In pursuing the goal, the combined effort on the development of catalysts, membrane/electrode units and system/stacks will concentrate on seeking new constructional and functional materials, especially catalysts for the anode and cathode with low loadings of noble metals and optimised
membrane/electrode assemblies. This will be achieved by the development of specifically tailored types of carbon supported Pt/Ru base anode catalysts for increased activity for the methanol electro-oxidation, and cathode catalysts for oxygen reduction which are more tolerant to the presence of methanol arising from permeation through the membrane electrolyte. These aspects in turn will serve to optimise the membrane/electrode units by taking into account the electrode structure and the catalyst utilisation, and ultimately to scale-up of assembly fabrication.
The process management would depend on the nature of operation and the resulting cell reactions. So a multi-celled battery will be constructed and put on trial under different operational conditions to verify the performance, process control and regulation. The trial will also lead to the choice of suitable constructional materials. Based on the experience gained, an optimal system will be adapted for the cell design in constructing and testing a 1 kW demonstrator stack.

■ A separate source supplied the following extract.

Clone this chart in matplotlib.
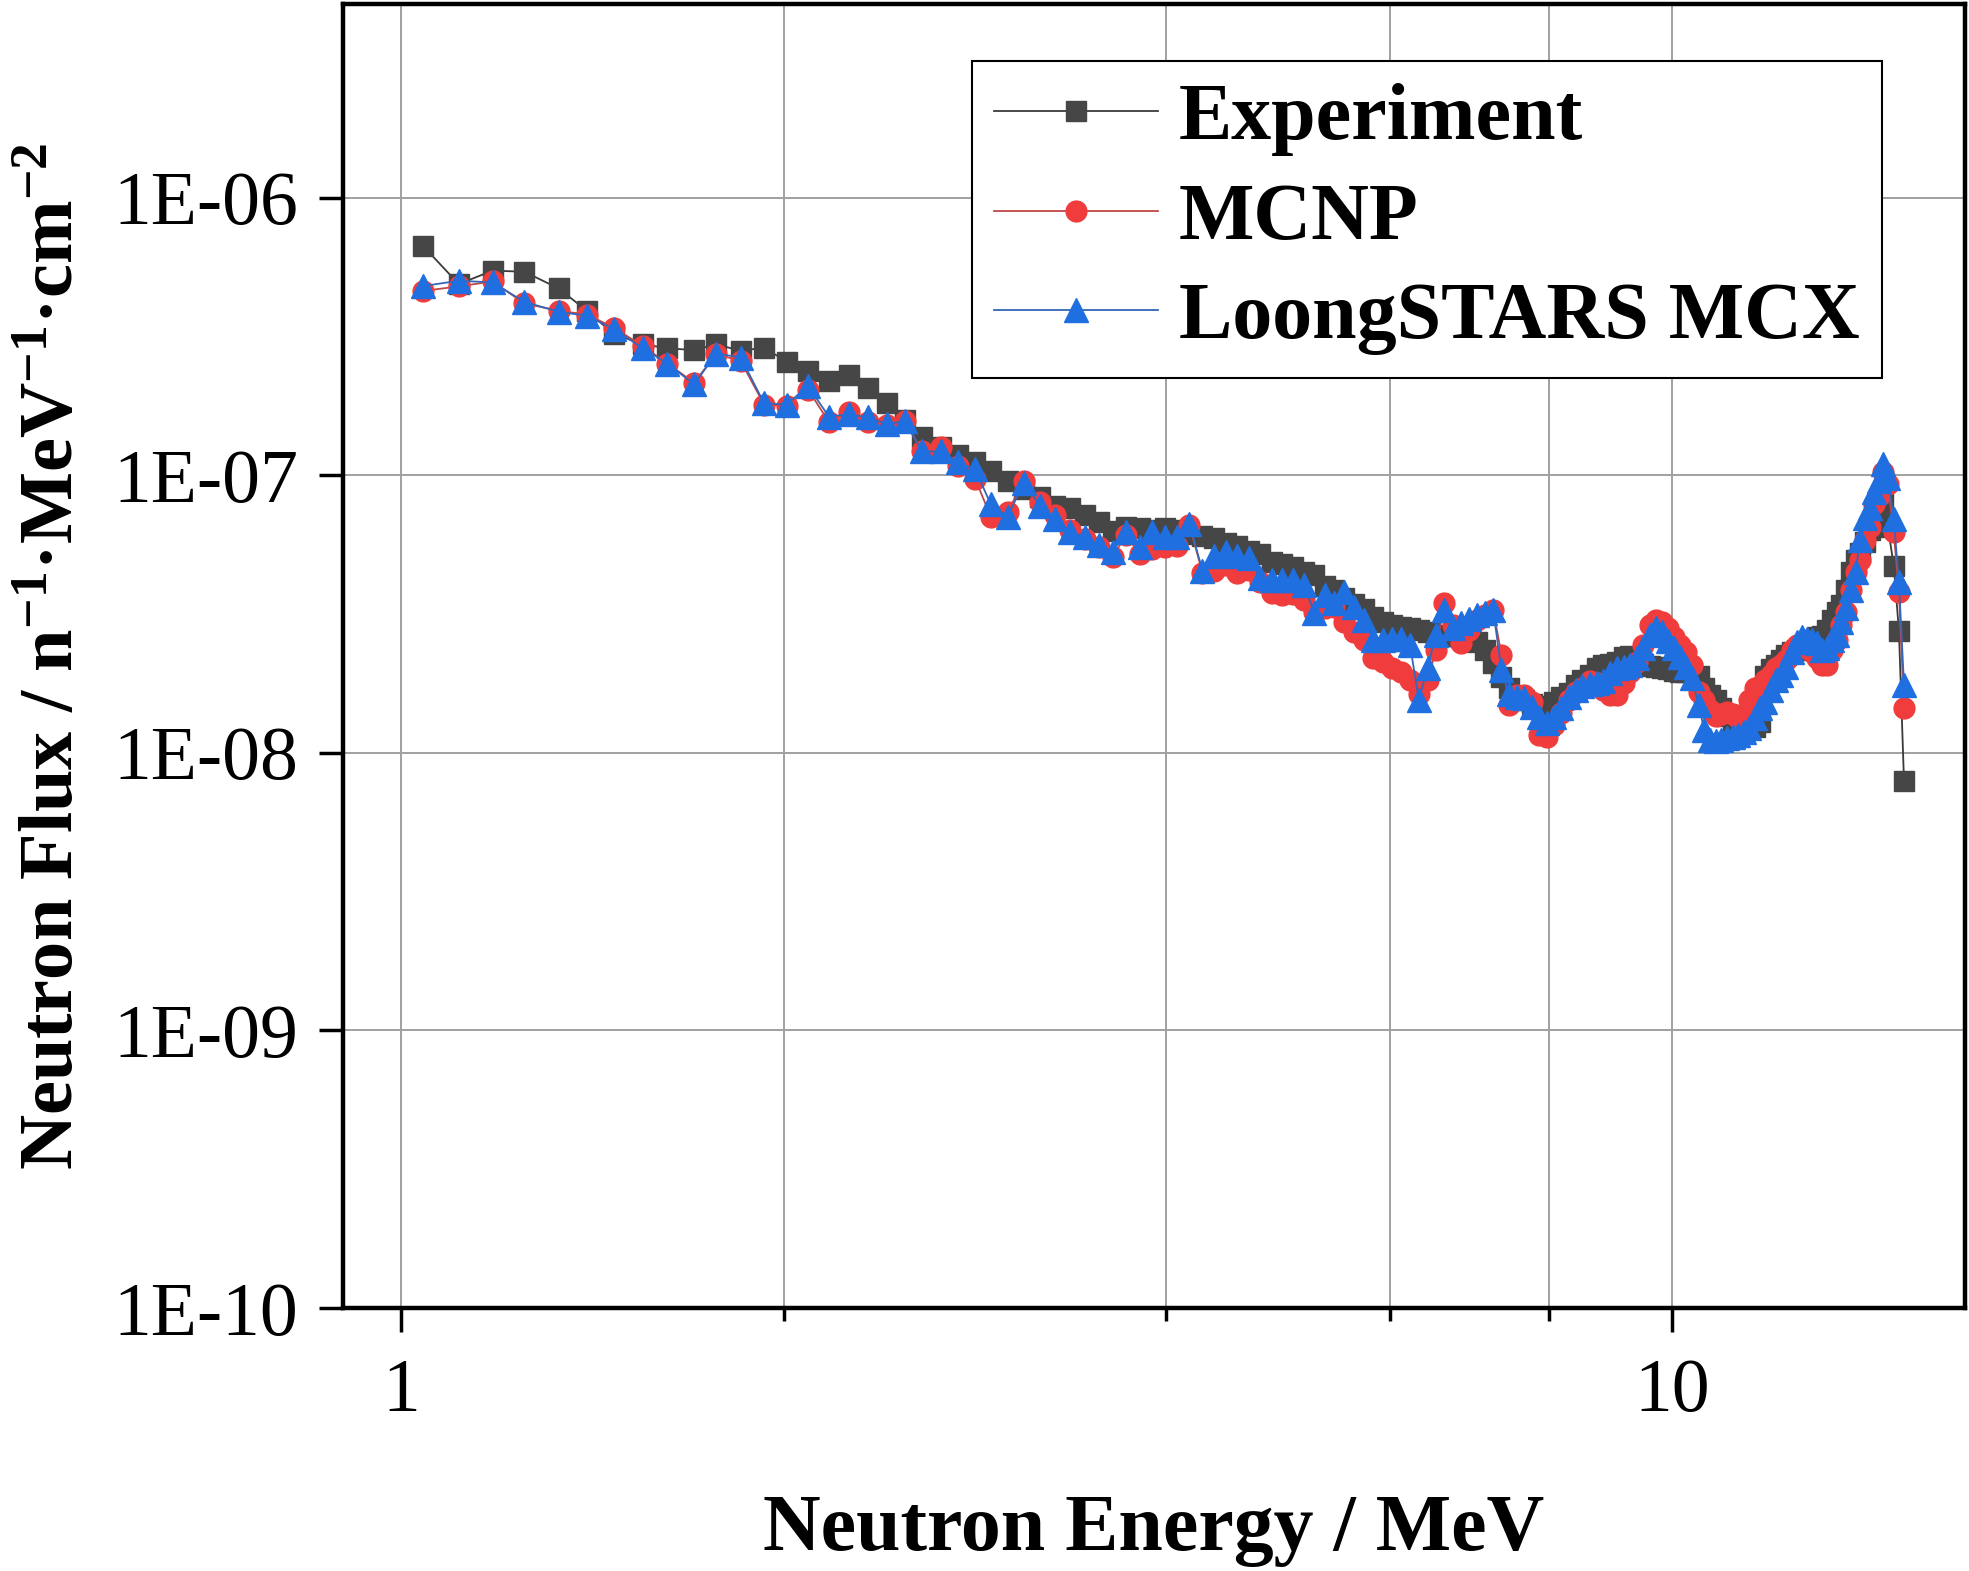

Expected Achievements and Exploitation
The actual focus is on the development of power sources for electric vehicles and on the cogeneration of heat and power. It fits also in the central strategy to investigate new traffic systems and also new energy supply systems for decentralised and mobile applications. The evaluation of new technologies, which are more efficient and less polluting to the environment, is an essential task for the future energy supply. Solid Polymer Fuel Cells are favourite candidates for it.
However, in a first step it has to be ascertained whether the DMFC can fulfil the technical and cost requirements of the different commercial applications. The main expected achievement of this project is to confirm this on an experimental basis. A DMFC suitable for the propulsion of electric vehicles is obviously viewed as an attractive market for Siemens. For Johnson Matthey the optimisation and scale up of catalysts will ensure a market. Other possible markets within the range of the company's activities will also be evaluated, e.g. emergency power supply.
Direct and indirect methanol fuel cells are considered key components together with high power batteries and supper capacitors for electrical vehicle drive train applications.